Avete presente le telenovelas sudamericane sulle saghe familiari iper drammatiche, irrealistiche e immancabilmente realizzate all’insegna del grottesco? Ecco, immaginatevi quell’inconsistenza di trama, quell’identica superficialità dei personaggi e la stessa patinatura da rivista di gossip e avrete un’accurata definizione di The House of Gucci, la chiacchieratissima ultima opera di Ridley Scott sulla casata Gucci e sull’omicidio, avvenuto nel 1995, dell’allora CEO del brand Maurizio Gucci per volere della ex-moglie Patrizia Reggiani.
Diciamoci la verità, i numerosi trailer in lingua originale usciti da un anno a questa parte avrebbero dovuto insospettirci: un inglese maccheronico a imitare l’accento italiano, trucco e parrucco esageratamente kitsch e un affastellarsi di battute degne del Trio con Marchesini, Solenghi e Lopez al meglio della loro forma ci avevano già dato segnali ben chiari sulla fiera del trash cui avremmo assistito. Ma si trattava del pluripremiato regista americano Ridley Scott, della enorme casa di produzione MGM, e soprattutto di un cast di attori da far paura: Jeremy Irons, Jared Leto, Al Pacino, Salma Hayek, Camille Cottin e nientepopodimeno che Lady Gaga, nei panni della Reggiani, e Adam Driver in quelli di Maurizio Gucci. Sono queste stelle mica da poco e numeri con cui solitamente non si scherza, eppure questa volta l’Olimpo degli Dei del Cinema nulla ha potuto contro la goffaggine della regia, l’incuria della scrittura e l’insopportabile parata di cliché che caratterizzano The House of Gucci.

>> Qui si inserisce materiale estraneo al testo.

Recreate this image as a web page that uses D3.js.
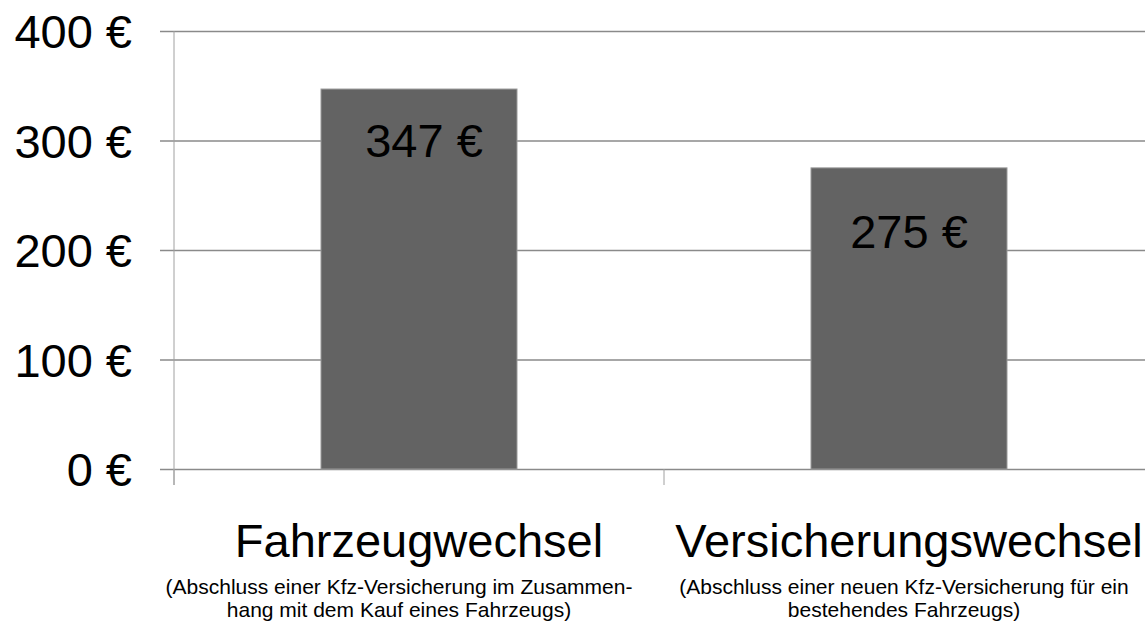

Se pensavate infatti che lo stereotipo sugli italiani pizza, pasta e mandolino appartenessero a un’altra epoca vi sbagliavate; da americano doc impegnato a raccontare una storia italianissima, Ridley Scott ne da dimostrazione non soltanto infarcendo ogni singola sequenza con arie di famose opere liriche, ma anche mostrando tutti i componenti maschili della famiglia Gucci – e non solo – come abbronzati criminali, donnaioli e pronti a raggirare a ogni passo.
Ciò che dispiace di più è lo spreco nel quale si consuma quella che in realtà sarebbe stata una storia intrigante, ispirata alla reale vicenda della disgregazione della famiglia Gucci e dotata di una complessità, psicologica e fattuale, che molto di buono avrebbe potuto produrre sullo schermo. Il film invece non acquista mai il carattere deciso che dovrebbe avere e si limita a una cronistoria imprecisa, incapace di elevarsi a parabola simbolica e anzi continuamente smembrata i sotto-trame inutili dominate da scenette e personaggi parodistici. Non un dramma familiare su uno dei brand d’alta moda più importanti al mondo dunque, ma una storia che si risolve in toni ed esiti involontariamente comici e macchiettistici, quegli stessi toni a causa dei quali la vera famiglia Gucci ha deciso di passare alle vie legali con la casa di produzione americana. Potete dargli torto?